►
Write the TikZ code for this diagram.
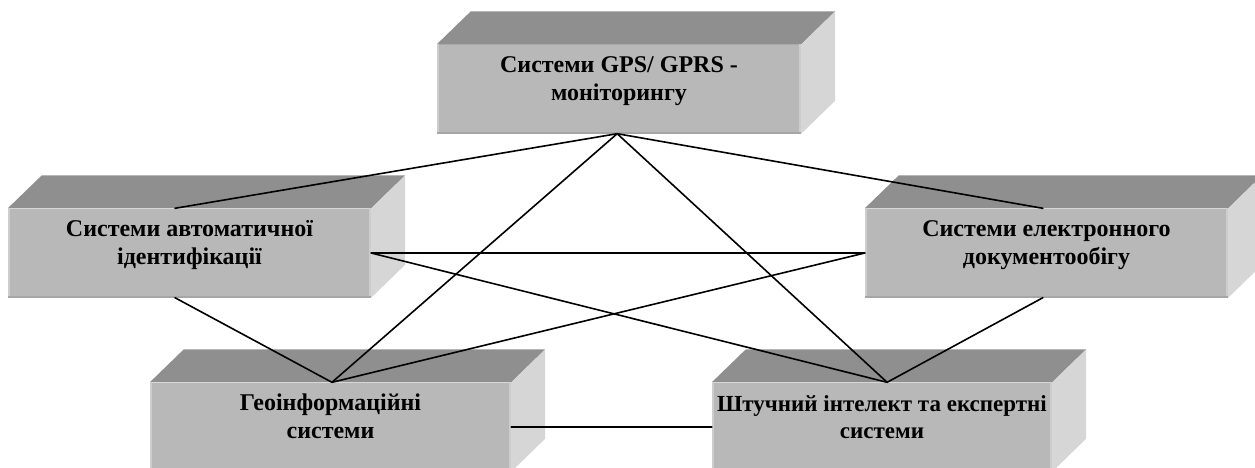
\documentclass[tikz,border=0pt]{standalone}
\usepackage{fontspec}
\setmainfont{Liberation Serif}
\usetikzlibrary{calc}
\definecolor{frontgray}{HTML}{B8B8B8}
\definecolor{topgray}{HTML}{8F8F8F}
\definecolor{sidegray}{HTML}{D6D6D6}
\definecolor{edgelight}{HTML}{CDCDCD}
\definecolor{edgedark}{HTML}{A6A6A6}
\tikzset{
  frontface/.style={rectangle, fill=frontgray, minimum height=89pt, inner sep=0pt, draw=none},
  lbl/.style={align=center, font=\bfseries\fontsize{24}{27.6}\selectfont, inner sep=0pt, anchor=north, text=black},
  link/.style={line width=1.6pt, black, line cap=round}
}
\newcommand\boxfaces[1]{%
  \fill[topgray] (#1.north west) -- ++(34,-33) -- ($(#1.north east)+(34,-33)$) -- (#1.north east) -- cycle;
  \fill[sidegray] (#1.north east) -- ++(34,-33) -- ($(#1.south east)+(34,-33)$) -- (#1.south east) -- cycle;
  \fill[edgelight] (#1.north west) rectangle ($(#1.south west)+(2.5,0)$);
  \fill[edgelight] ($(#1.north east)+(-2.5,0)$) rectangle (#1.south east);
  \fill[edgedark] ($(#1.south west)+(0,-2)$) rectangle (#1.south east);
}
\begin{document}
\begin{tikzpicture}[x=1pt,y=-1pt]
\useasboundingbox (0,0) rectangle (1255,468);
\clip (0,0) rectangle (1255,468);
% boxes
\node[frontface, minimum width=364pt] (T) at (619,89) {};
\node[frontface, minimum width=363pt] (L) at (189.5,253) {};
\node[frontface, minimum width=363pt] (R) at (1046.5,253) {};
\node[frontface, minimum width=361pt] (BL) at (330.5,427) {};
\node[frontface, minimum width=340pt] (BR) at (882,427) {};
\boxfaces{T}
\boxfaces{L}
\boxfaces{R}
\boxfaces{BL}
\boxfaces{BR}
% labels
\node[lbl] (Tt) at ($(T.north)+(0,8.7)$) {\strut Системи GPS/ GPRS -\\моніторингу};
\node[lbl] (Lt) at ($(L.north)+(0,8.7)$) {\strut Системи автоматичної\\ідентифікації};
\node[lbl] (Rt) at ($(R.north)+(0,8.7)$) {\strut Системи електронного\\документообігу};
\node[lbl] (BLt) at ($(BL.north)+(0,8.7)$) {\strut Геоінформаційні\\системи};
\node[lbl, font=\bfseries\fontsize{23}{27.6}\selectfont] (BRt) at ($(BR.north)+(0,9.3)$) {\strut Штучний інтелект та експертні\\системи};
% connection points
\coordinate (Ltop) at ($(L.north west)!0.46!(L.north east)$);
\coordinate (Lbot) at ($(L.south west)!0.46!(L.south east)$);
\coordinate (Rtop) at ($(R.north west)!0.49!(R.north east)$);
\coordinate (Rbot) at ($(R.south west)!0.49!(R.south east)$);
\coordinate (Tbot) at ($(T.south west)!0.495!(T.south east)$);
\coordinate (BLtop) at ($(BL.north west)!0.504!(BL.north east)$);
\coordinate (BRtop) at ($(BR.north west)!0.515!(BR.north east)$);
% links
\draw[link] (Tbot) -- (Ltop);
\draw[link] (Tbot) -- (Rtop);
\draw[link] (Tbot) -- (BLtop);
\draw[link] (Tbot) -- (BRtop);
\draw[link] (L.east) -- (R.west);
\draw[link] (L.east) -- (BRtop);
\draw[link] (R.west) -- (BLtop);
\draw[link] (Lbot) -- (BLtop);
\draw[link] (Rbot) -- (BRtop);
\draw[link] (BL.east) -- (BR.west);
\end{tikzpicture}
\end{document}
◄
Extract the full listing above verbatim; pictures are to be left out of the copy.

Write the TikZ code for this diagram.
\documentclass[tikz,border=0pt]{standalone}
\usepackage{fontspec}
\setmainfont{Liberation Serif}
\usetikzlibrary{calc}
\definecolor{frontgray}{HTML}{B8B8B8}
\definecolor{topgray}{HTML}{8F8F8F}
\definecolor{sidegray}{HTML}{D6D6D6}
\definecolor{edgelight}{HTML}{CDCDCD}
\definecolor{edgedark}{HTML}{A6A6A6}
\tikzset{
  frontface/.style={rectangle, fill=frontgray, minimum height=89pt, inner sep=0pt, draw=none},
  lbl/.style={align=center, font=\bfseries\fontsize{24}{27.6}\selectfont, inner sep=0pt, anchor=north, text=black},
  link/.style={line width=1.6pt, black, line cap=round}
}
\newcommand\boxfaces[1]{%
  \fill[topgray] (#1.north west) -- ++(34,-33) -- ($(#1.north east)+(34,-33)$) -- (#1.north east) -- cycle;
  \fill[sidegray] (#1.north east) -- ++(34,-33) -- ($(#1.south east)+(34,-33)$) -- (#1.south east) -- cycle;
  \fill[edgelight] (#1.north west) rectangle ($(#1.south west)+(2.5,0)$);
  \fill[edgelight] ($(#1.north east)+(-2.5,0)$) rectangle (#1.south east);
  \fill[edgedark] ($(#1.south west)+(0,-2)$) rectangle (#1.south east);
}
\begin{document}
\begin{tikzpicture}[x=1pt,y=-1pt]
\useasboundingbox (0,0) rectangle (1255,468);
\clip (0,0) rectangle (1255,468);
% boxes
\node[frontface, minimum width=364pt] (T) at (619,89) {};
\node[frontface, minimum width=363pt] (L) at (189.5,253) {};
\node[frontface, minimum width=363pt] (R) at (1046.5,253) {};
\node[frontface, minimum width=361pt] (BL) at (330.5,427) {};
\node[frontface, minimum width=340pt] (BR) at (882,427) {};
\boxfaces{T}
\boxfaces{L}
\boxfaces{R}
\boxfaces{BL}
\boxfaces{BR}
% labels
\node[lbl] (Tt) at ($(T.north)+(0,8.7)$) {\strut Системи GPS/ GPRS -\\моніторингу};
\node[lbl] (Lt) at ($(L.north)+(0,8.7)$) {\strut Системи автоматичної\\ідентифікації};
\node[lbl] (Rt) at ($(R.north)+(0,8.7)$) {\strut Системи електронного\\документообігу};
\node[lbl] (BLt) at ($(BL.north)+(0,8.7)$) {\strut Геоінформаційні\\системи};
\node[lbl, font=\bfseries\fontsize{23}{27.6}\selectfont] (BRt) at ($(BR.north)+(0,9.3)$) {\strut Штучний інтелект та експертні\\системи};
% connection points
\coordinate (Ltop) at ($(L.north west)!0.46!(L.north east)$);
\coordinate (Lbot) at ($(L.south west)!0.46!(L.south east)$);
\coordinate (Rtop) at ($(R.north west)!0.49!(R.north east)$);
\coordinate (Rbot) at ($(R.south west)!0.49!(R.south east)$);
\coordinate (Tbot) at ($(T.south west)!0.495!(T.south east)$);
\coordinate (BLtop) at ($(BL.north west)!0.504!(BL.north east)$);
\coordinate (BRtop) at ($(BR.north west)!0.515!(BR.north east)$);
% links
\draw[link] (Tbot) -- (Ltop);
\draw[link] (Tbot) -- (Rtop);
\draw[link] (Tbot) -- (BLtop);
\draw[link] (Tbot) -- (BRtop);
\draw[link] (L.east) -- (R.west);
\draw[link] (L.east) -- (BRtop);
\draw[link] (R.west) -- (BLtop);
\draw[link] (Lbot) -- (BLtop);
\draw[link] (Rbot) -- (BRtop);
\draw[link] (BL.east) -- (BR.west);
\end{tikzpicture}
\end{document}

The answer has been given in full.